Continuous deployment is the unification a number of best practices to create a more iterative and responsive engineering organization. Frequent, small commits reduce merge conflicts and help engineers adapt to changes in other parts of the code more quickly. Thorough automated testing ensures confidence in the codebase and allows engineers to make changes without worrying that another part of the system will fall down. It yields fast feedback to developers and gives confidence to management that the product will be stable. Testing is the workhorse of continuous deployment. We're committed to writing great code at Wealthfront, and our testing infrastructure is the biggest part of delivering on that commitment.



However, in talking with friends about continuous deployment, many seem interested in deployment infrastructure. When we say that we push new code as often as every few minutes, they ask, "How is it at all feasible to restart your services that frequently? If you're deploying code all the time, how do you have time to actually write code?" I'd like to take a little time to walk through our deployment infrastructure, and describe how we're able to do this.



I need to provide some context. Wealthfront uses a service oriented architecture, where each service is clustered and dynamically discovered (using ZooKeeper). Continuous deployment ends up looking to services like tiny failures and recoveries happening all the time. Because our clusters are designed from the bottom up to handle failure and work around it gracefully, continuous deployment has no effect on our underlying stability. With that said, it's time to take a look at what happens after a piece of code is committed.

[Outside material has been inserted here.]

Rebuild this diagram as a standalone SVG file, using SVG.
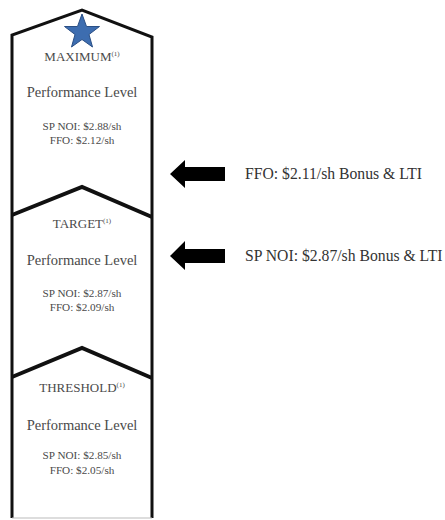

First a hook in our revision control system kicks off a build in our continuous integration server. This runs through all our tests and alerts us if something fails (more on how seriously we take alerting build failures in another post). Our tests currently take about three minutes to run.



Second, the engineer who committed the code decides to deploy it, loads our deployment manager to begin the automated process and clicks the release button next to the cluster they want to deploy. Here's what the page looks like (in this case the deployment manager is deploying a Portfolio Manager, or PM, cluster):





A brief orientation is required. The list of active deployments is in the top left, with the service, revision and current state of the deployment. Our Deployment Manager has a release queue that allows 2 concurrent releases, though we'll scale that up as needed. When this screen shot was taken, the PM release underway was for revision 25978 and it was building the release package.



Under the list of active deployments is our cluster status. This allows us to briefly look at the state of our system, notice any problems and break out to dedicated monitoring tools like nagios and collectd if we need to. If there was a problem on the system, the service instance would be highlighted in yellow or red depending on the severity of the issue.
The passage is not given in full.